◆ **Source excerpt**
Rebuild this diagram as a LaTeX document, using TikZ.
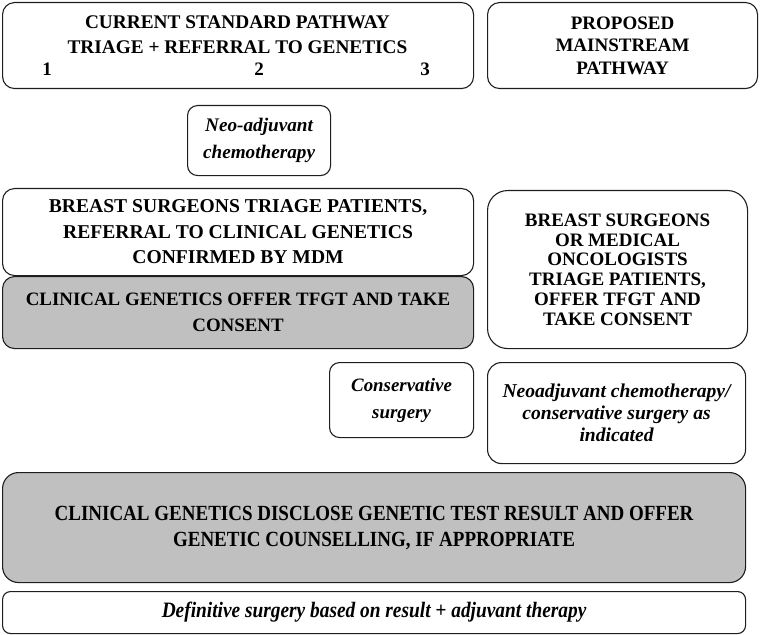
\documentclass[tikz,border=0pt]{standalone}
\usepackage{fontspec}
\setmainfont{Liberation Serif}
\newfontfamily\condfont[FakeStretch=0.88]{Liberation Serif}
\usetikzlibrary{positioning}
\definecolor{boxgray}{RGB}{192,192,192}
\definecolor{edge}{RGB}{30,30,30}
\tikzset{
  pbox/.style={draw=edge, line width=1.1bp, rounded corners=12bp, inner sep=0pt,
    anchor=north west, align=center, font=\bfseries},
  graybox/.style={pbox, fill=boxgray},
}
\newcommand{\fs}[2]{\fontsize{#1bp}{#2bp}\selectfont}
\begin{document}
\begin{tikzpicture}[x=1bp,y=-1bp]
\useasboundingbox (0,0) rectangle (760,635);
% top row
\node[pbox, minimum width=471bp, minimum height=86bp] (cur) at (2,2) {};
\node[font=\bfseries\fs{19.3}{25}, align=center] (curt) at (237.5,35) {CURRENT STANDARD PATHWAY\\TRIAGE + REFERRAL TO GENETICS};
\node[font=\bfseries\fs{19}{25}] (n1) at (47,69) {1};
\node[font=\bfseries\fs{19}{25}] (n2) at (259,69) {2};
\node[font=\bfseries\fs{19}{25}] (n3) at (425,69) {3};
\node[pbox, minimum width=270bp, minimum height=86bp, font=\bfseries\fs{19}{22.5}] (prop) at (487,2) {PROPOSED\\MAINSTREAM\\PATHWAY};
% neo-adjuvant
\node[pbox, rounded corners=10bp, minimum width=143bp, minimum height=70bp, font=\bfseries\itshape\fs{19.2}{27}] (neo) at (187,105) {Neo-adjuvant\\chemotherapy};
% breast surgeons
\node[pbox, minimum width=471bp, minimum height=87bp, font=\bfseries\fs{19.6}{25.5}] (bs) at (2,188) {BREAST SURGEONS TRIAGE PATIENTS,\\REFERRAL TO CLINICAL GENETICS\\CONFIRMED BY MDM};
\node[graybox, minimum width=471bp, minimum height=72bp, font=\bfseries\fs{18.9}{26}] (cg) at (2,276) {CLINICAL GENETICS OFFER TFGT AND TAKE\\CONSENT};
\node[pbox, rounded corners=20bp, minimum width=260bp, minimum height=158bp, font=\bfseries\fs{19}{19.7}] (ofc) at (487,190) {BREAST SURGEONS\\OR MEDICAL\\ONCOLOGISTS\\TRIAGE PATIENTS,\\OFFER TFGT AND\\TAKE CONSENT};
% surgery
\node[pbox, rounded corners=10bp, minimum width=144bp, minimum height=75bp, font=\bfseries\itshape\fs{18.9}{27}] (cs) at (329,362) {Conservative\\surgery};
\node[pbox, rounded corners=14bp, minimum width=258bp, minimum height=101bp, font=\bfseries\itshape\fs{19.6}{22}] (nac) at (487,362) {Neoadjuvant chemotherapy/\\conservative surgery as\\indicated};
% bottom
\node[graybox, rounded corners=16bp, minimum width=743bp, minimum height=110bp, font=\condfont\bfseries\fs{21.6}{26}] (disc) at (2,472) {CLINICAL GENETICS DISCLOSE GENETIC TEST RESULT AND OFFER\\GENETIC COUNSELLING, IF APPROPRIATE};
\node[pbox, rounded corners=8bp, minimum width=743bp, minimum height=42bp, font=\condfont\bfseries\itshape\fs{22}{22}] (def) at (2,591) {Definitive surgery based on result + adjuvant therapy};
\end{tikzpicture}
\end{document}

◆ **Instructions for the task**
Without including any pictures, reproduce the listing exactly.

◆ **Exercise response**
Rebuild this diagram as a LaTeX document, using TikZ.
\documentclass[tikz,border=0pt]{standalone}
\usepackage{fontspec}
\setmainfont{Liberation Serif}
\newfontfamily\condfont[FakeStretch=0.88]{Liberation Serif}
\usetikzlibrary{positioning}
\definecolor{boxgray}{RGB}{192,192,192}
\definecolor{edge}{RGB}{30,30,30}
\tikzset{
  pbox/.style={draw=edge, line width=1.1bp, rounded corners=12bp, inner sep=0pt,
    anchor=north west, align=center, font=\bfseries},
  graybox/.style={pbox, fill=boxgray},
}
\newcommand{\fs}[2]{\fontsize{#1bp}{#2bp}\selectfont}
\begin{document}
\begin{tikzpicture}[x=1bp,y=-1bp]
\useasboundingbox (0,0) rectangle (760,635);
% top row
\node[pbox, minimum width=471bp, minimum height=86bp] (cur) at (2,2) {};
\node[font=\bfseries\fs{19.3}{25}, align=center] (curt) at (237.5,35) {CURRENT STANDARD PATHWAY\\TRIAGE + REFERRAL TO GENETICS};
\node[font=\bfseries\fs{19}{25}] (n1) at (47,69) {1};
\node[font=\bfseries\fs{19}{25}] (n2) at (259,69) {2};
\node[font=\bfseries\fs{19}{25}] (n3) at (425,69) {3};
\node[pbox, minimum width=270bp, minimum height=86bp, font=\bfseries\fs{19}{22.5}] (prop) at (487,2) {PROPOSED\\MAINSTREAM\\PATHWAY};
% neo-adjuvant
\node[pbox, rounded corners=10bp, minimum width=143bp, minimum height=70bp, font=\bfseries\itshape\fs{19.2}{27}] (neo) at (187,105) {Neo-adjuvant\\chemotherapy};
% breast surgeons
\node[pbox, minimum width=471bp, minimum height=87bp, font=\bfseries\fs{19.6}{25.5}] (bs) at (2,188) {BREAST SURGEONS TRIAGE PATIENTS,\\REFERRAL TO CLINICAL GENETICS\\CONFIRMED BY MDM};
\node[graybox, minimum width=471bp, minimum height=72bp, font=\bfseries\fs{18.9}{26}] (cg) at (2,276) {CLINICAL GENETICS OFFER TFGT AND TAKE\\CONSENT};
\node[pbox, rounded corners=20bp, minimum width=260bp, minimum height=158bp, font=\bfseries\fs{19}{19.7}] (ofc) at (487,190) {BREAST SURGEONS\\OR MEDICAL\\ONCOLOGISTS\\TRIAGE PATIENTS,\\OFFER TFGT AND\\TAKE CONSENT};
% surgery
\node[pbox, rounded corners=10bp, minimum width=144bp, minimum height=75bp, font=\bfseries\itshape\fs{18.9}{27}] (cs) at (329,362) {Conservative\\surgery};
\node[pbox, rounded corners=14bp, minimum width=258bp, minimum height=101bp, font=\bfseries\itshape\fs{19.6}{22}] (nac) at (487,362) {Neoadjuvant chemotherapy/\\conservative surgery as\\indicated};
% bottom
\node[graybox, rounded corners=16bp, minimum width=743bp, minimum height=110bp, font=\condfont\bfseries\fs{21.6}{26}] (disc) at (2,472) {CLINICAL GENETICS DISCLOSE GENETIC TEST RESULT AND OFFER\\GENETIC COUNSELLING, IF APPROPRIATE};
\node[pbox, rounded corners=8bp, minimum width=743bp, minimum height=42bp, font=\condfont\bfseries\itshape\fs{22}{22}] (def) at (2,591) {Definitive surgery based on result + adjuvant therapy};
\end{tikzpicture}
\end{document}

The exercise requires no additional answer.